Et rien ne dit, surtout, que le départ des islamistes n’est pas un repli tactique, une ruse, leur permettant de se refaire et de revenir de plus belle, à la première occasion, recommencer leur sale travail liberticide et factieux.

Mais il n’empêche.

L’événement est là, magnifique et, d’une certaine façon, sans appel.

Le peuple, quelle que soit la séquence qui viendra après, a donné une rare leçon de dignité, d’intelligence politique, de courage.

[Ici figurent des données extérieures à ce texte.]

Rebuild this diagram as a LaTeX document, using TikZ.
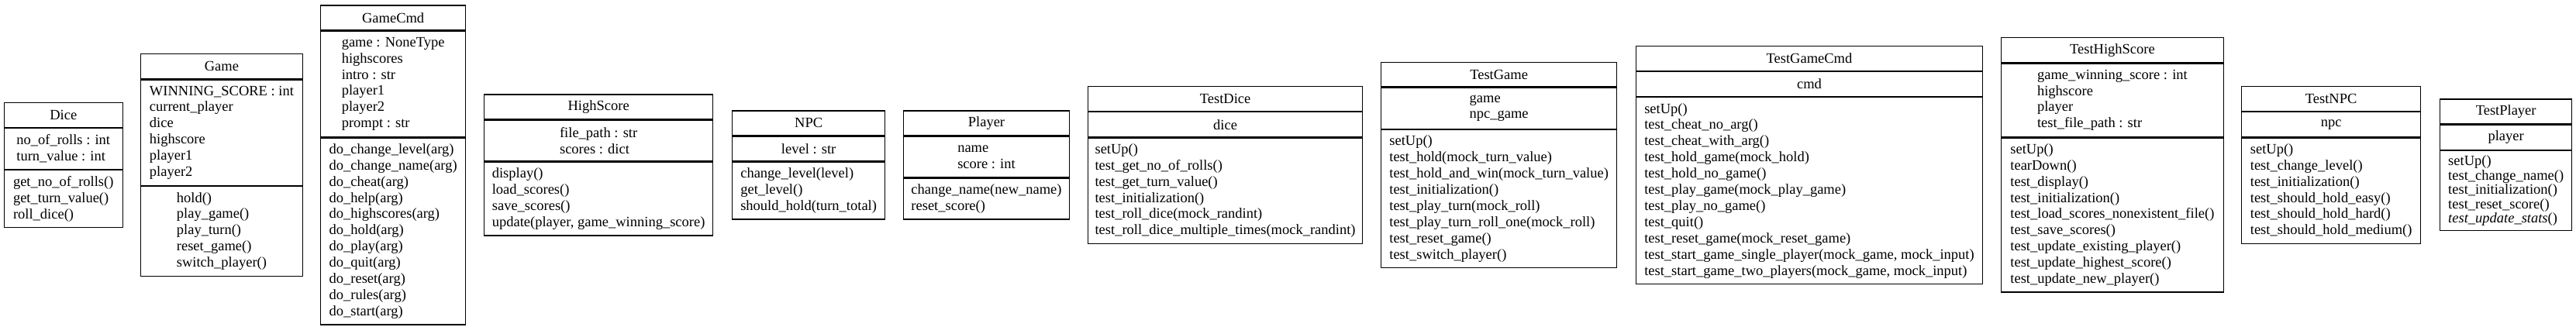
\documentclass[tikz,border=0pt]{standalone}
\usepackage{fontspec}
\setmainfont{Liberation Serif}
\tikzset{
  cell/.style={draw=black, line width=1.3pt, rectangle, inner sep=0pt, align=left,
    font=\fontsize{18.5}{20.9}\selectfont},
  tightcell/.style={font=\fontsize{18.5}{18.5}\selectfont}
}
\newcommand{\umlclass}[9]{%
  \pgfmathsetmacro{\hA}{20.9*#5+11}%
  \pgfmathsetmacro{\hM}{20.9*#7+11}%
  \pgfmathsetmacro{\topY}{211-(31.9+\hA+\hM)/2}%
  \node[cell, minimum width=#3, minimum height=31.9, anchor=north west] (#1-t) at (#2,\topY) {#4};
  \node[cell, minimum width=#3, minimum height=\hA, anchor=north] (#1-a) at (#1-t.south) {#6};
  \node[cell, minimum width=#3, minimum height=\hM, anchor=north, #9] (#1-m) at (#1-a.south) {#8};
}
\begin{document}
\begin{tikzpicture}[x=1pt, y=-1pt]
\useasboundingbox (0,0) rectangle (3323,422);

\umlclass{dice}{4.6}{153}{Dice}{2}{no\_of\_rolls : int\\turn\_value : int}{3}{get\_no\_of\_rolls()\\get\_turn\_value()\\roll\_dice()}{}

\umlclass{game}{181}{208.6}{Game}{6}{WINNING\_SCORE : int\\current\_player\\dice\\highscore\\player1\\player2}{5}{hold()\\play\_game()\\play\_turn()\\reset\_game()\\switch\_player()}{}

\umlclass{gamecmd}{413}{187}{GameCmd}{6}{game : NoneType\\highscores\\intro : str\\player1\\player2\\prompt : str}{11}{do\_change\_level(arg)\\do\_change\_name(arg)\\do\_cheat(arg)\\do\_help(arg)\\do\_highscores(arg)\\do\_hold(arg)\\do\_play(arg)\\do\_quit(arg)\\do\_reset(arg)\\do\_rules(arg)\\do\_start(arg)}{}

\umlclass{highscore}{624}{295}{HighScore}{2}{file\_path : str\\scores : dict}{4}{display()\\load\_scores()\\save\_scores()\\update(player, game\_winning\_score)}{}

\umlclass{npc}{944}{197}{NPC}{1}{level : str}{3}{change\_level(level)\\get\_level()\\should\_hold(turn\_total)}{}

\umlclass{player}{1165}{213.7}{Player}{2}{name\\score : int}{2}{change\_name(new\_name)\\reset\_score()}{}

\umlclass{testdice}{1402.8}{354.2}{TestDice}{1}{dice}{6}{setUp()\\test\_get\_no\_of\_rolls()\\test\_get\_turn\_value()\\test\_initialization()\\test\_roll\_dice(mock\_randint)\\test\_roll\_dice\_multiple\_times(mock\_randint)}{}

\umlclass{testgame}{1781}{304}{TestGame}{2}{game\\npc\_game}{8}{setUp()\\test\_hold(mock\_turn\_value)\\test\_hold\_and\_win(mock\_turn\_value)\\test\_initialization()\\test\_play\_turn(mock\_roll)\\test\_play\_turn\_roll\_one(mock\_roll)\\test\_reset\_game()\\test\_switch\_player()}{}

\umlclass{testgamecmd}{2109.6}{447.4}{TestGameCmd}{1}{cmd}{11}{setUp()\\test\_cheat\_no\_arg()\\test\_cheat\_with\_arg()\\test\_hold\_game(mock\_hold)\\test\_hold\_no\_game()\\test\_play\_game(mock\_play\_game)\\test\_play\_no\_game()\\test\_quit()\\test\_reset\_game(mock\_reset\_game)\\test\_start\_game\_single\_player(mock\_game, mock\_input)\\test\_start\_game\_two\_players(mock\_game, mock\_input)}{}

\umlclass{testhighscore}{2581}{286.5}{TestHighScore}{4}{game\_winning\_score : int\\highscore\\player\\test\_file\_path : str}{9}{setUp()\\tearDown()\\test\_display()\\test\_initialization()\\test\_load\_scores\_nonexistent\_file()\\test\_save\_scores()\\test\_update\_existing\_player()\\test\_update\_highest\_score()\\test\_update\_new\_player()}{}

\umlclass{testnpc}{2891}{231}{TestNPC}{1}{npc}{6}{setUp()\\test\_change\_level()\\test\_initialization()\\test\_should\_hold\_easy()\\test\_should\_hold\_hard()\\test\_should\_hold\_medium()}{}

\umlclass{testplayer}{3147}{170}{TestPlayer}{1}{player}{4.416}{setUp()\\test\_change\_name()\\test\_initialization()\\test\_reset\_score()\\\textit{test\_update\_stats}()}{tightcell}

\end{tikzpicture}
\end{document}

Dans la lutte sans merci que se livrent, depuis la chute du dictateur, les assassins des villes et leurs amoureux, les urbicideurs et les citoyens citadins, ce sont les seconds, les citoyens-citadins-civilisés, qui ont marqué le point décisif, et cela aussi est ineffaçable.

Dans la seule guerre qui compte, dans la guerre qui, en Libye comme dans le reste du monde arabe, oppose, non pas l’Occident à l’Islam mais, en Islam, l’islam qui veut la paix et celui qui veut la guerre, l’islam qui aspire au dialogue des civilisations et celui qui parie sur leur choc – dans cette guerre, donc, les libéraux avaient pris un avantage décisif en gagnant haut la main, en juillet, les premières élections libres de l’après-Kadhafi ; eh bien, ils viennent d’en prendre un deuxième, non moins éclatant, en contraignant le pouvoir à mettre enfin au pas ces vrais insulteurs du Coran que sont les assassins de Stevens et leurs mauvais mentors.

Ainsi va la révolution libyenne, de rêve en cauchemar, de recul sanglant en avancée modératrice et fraternelle.

Ainsi vont toutes les révolutions, de 89 en 93, de Gironde en Montagne, de fête de la Fédération en massacres de Septembre puis, encore, en Thermidor.

Mais la vérité est que, ce vendredi, voyant ces images de femmes et d’hommes qui voulaient juste sauver leur ville et, avec leur ville, la mémoire d’une lutte qu’ils refusaient d’abandonner aux naufrageurs de l’espoir et dont ils renouaient, ce faisant, le pacte fondateur, j’étais fier de mes amis libyens.